Oded Arbel <[EMAIL PROTECTED]> writes:

> I do not think that the argument you describe will stand in a court
> of law.  on two cases that I know, that were on the way to the court
> house, the parties eventually settled out side the court by the
> violating party agreeing to distribute the non GLPed code
> seperatly. in both cases the copyright owner of the code backed off
> after is was explictly stated by the violator that the product in
> question is no longer in violation because it does do something
> (even if it's a token effort) interesting and useful w/o the GPLed
> code in question.

1) Oded, can you give pointers to the two cases you mention?

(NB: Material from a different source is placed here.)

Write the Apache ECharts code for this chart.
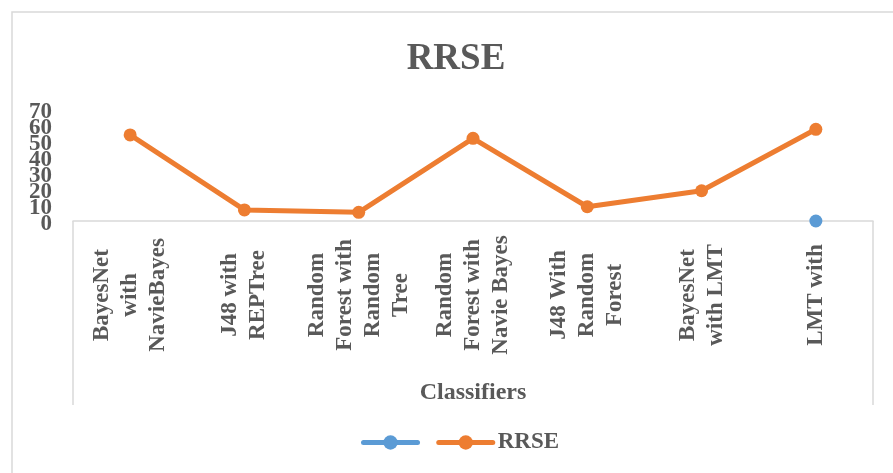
<!DOCTYPE html>
<html>
<head>
<meta charset="utf-8">
<title>RRSE</title>
<script src="https://cdn.jsdelivr.net/npm/echarts@6/dist/echarts.min.js"></script>
<style>
  html, body { margin: 0; padding: 0; background: #fff; }
  #chart { width: 893px; height: 473px; }
</style>
</head>
<body>
<div id="chart"></div>
<script>
const classifiers = [
  'BayesNet\nwith\nNavieBayes',
  'J48 with\nREPTree',
  'Random\nForest with\nRandom\nTree',
  'Random\nForest with\nNavie Bayes',
  'J48 With\nRandom\nForest',
  'BayesNet\nwith LMT',
  'LMT with'
]
const rrse = [53.8, 6.9, 5.4, 51.7, 8.9, 18.9, 57.3]
const blankSeries = [null, null, null, null, null, null, 0]
const yTicks = [0, 10, 20, 30, 40, 50, 60, 70]

const chart = echarts.init(document.getElementById('chart'))
const font = '"Liberation Serif", "Times New Roman", serif'
const gray = '#595959'
const frame = '#d9d9d9'

// the tick labels are packed so tightly that they overlap; split them over two
// stacked axes so none of them gets hidden
const yAxisFor = (even) => ({
  type: 'value',
  position: 'left',
  min: yTicks[0],
  max: yTicks[yTicks.length - 1],
  interval: 10,
  axisLine: { show: false },
  axisTick: { show: false },
  splitLine: { show: false },
  axisLabel: {
    margin: 21,
    showMinLabel: true,
    showMaxLabel: true,
    verticalAlign: 'top',
    lineHeight: 7,
    formatter: (v) => (yTicks.indexOf(v) % 2 === 0) === even ? String(v) : '',
    fontFamily: font,
    fontSize: 23,
    fontWeight: 'bold',
    color: gray
  }
})

const option = {
  backgroundColor: '#fff',
  animation: false,
  title: {
    text: 'RRSE',
    left: 451,
    top: 36,
    textAlign: 'center',
    textStyle: {
      fontFamily: font,
      fontSize: 37,
      fontWeight: 'bold',
      color: gray
    }
  },
  legend: {
    left: 356,
    top: 426,
    itemWidth: 54,
    itemHeight: 18,
    itemGap: 8,
    data: [' ', 'RRSE'],
    lineStyle: { width: 5, cap: 'round' },
    textStyle: {
      fontFamily: font,
      fontSize: 23,
      fontWeight: 'bold',
      color: gray
    }
  },
  grid: {
    left: 73,
    right: 20,
    top: 109,
    bottom: 252
  },
  xAxis: {
    type: 'category',
    data: classifiers,
    name: 'Classifiers',
    nameLocation: 'middle',
    nameGap: 160,
    nameTextStyle: {
      fontFamily: font,
      fontSize: 24,
      fontWeight: 'bold',
      color: gray
    },
    axisLine: {
      lineStyle: { color: frame, width: 1.5 }
    },
    axisTick: { show: false },
    axisLabel: {
      interval: 0,
      rotate: 90,
      align: 'center',
      margin: 74,
      lineHeight: 28,
      fontFamily: font,
      fontSize: 23,
      fontWeight: 'bold',
      color: gray
    }
  },
  yAxis: [yAxisFor(true), yAxisFor(false)],
  series: [
    {
      name: ' ',
      type: 'line',
      data: blankSeries,
      symbol: 'circle',
      symbolSize: 13,
      itemStyle: { color: '#5b9bd5' },
      lineStyle: { width: 5, color: '#5b9bd5' }
    },
    {
      name: 'RRSE',
      type: 'line',
      data: rrse,
      symbol: 'circle',
      symbolSize: 13,
      itemStyle: { color: '#ed7d31' },
      lineStyle: { width: 5, color: '#ed7d31' }
    }
  ],
  graphic: [
    {
      type: 'rect',
      shape: { x: 12, y: 12, width: 900, height: 500 },
      style: { fill: 'none', stroke: frame, lineWidth: 1.5 },
      silent: true
    },
    {
      type: 'line',
      shape: { x1: 73, y1: 221, x2: 73, y2: 405 },
      style: { stroke: frame, lineWidth: 1.5 },
      silent: true
    },
    {
      type: 'line',
      shape: { x1: 873, y1: 221, x2: 873, y2: 405 },
      style: { stroke: frame, lineWidth: 1.5 },
      silent: true
    }
  ]
}

chart.setOption(option)
</script>
</body>
</html>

2) Yet another follow-up question (to everybody). Assume that a
   program does something non-trivial, interesting, and important, and
   can actually be used for a lot of different purposes. Assume that
   the only reason the creator wants to make a kernel module out of it
   is because one particular interesting application is related to the
   functionality that belongs to the OS domain rather than application
   domain, and the creator wants to make such a module available as a
   product. Other products, unrelated to Linux, are being developed as
   well. Assume it is provable that the code has a right to exist
   without the Linux kernel.

   If the author creates a thin "kernel hook" layer that only uses the
   kernel API and his s/w API, slaps GPL on it, and then creates a
   2 modules - one closed with his functionality, and another serving
   as enabler, GPLed, will that be acceptable?

   Thus, there will be a closed module whose functionality is not 
   dependent on the kernel, and a GPLed module whose sole purpose is
   to enable usage of that functionality inside the kernel. How does
   this sound?

Thanks again to everybody who participates. The thread may seem to be
"yet another boring commies-vs-capitalists discussion," but to me at
least it is very interesting (on a personal level no less than on a
business one), and - I believe - very much on topic.

-- 
Oleg Goldshmidt | [EMAIL PROTECTED] 
"If it ain't broken, it has not got enough features yet."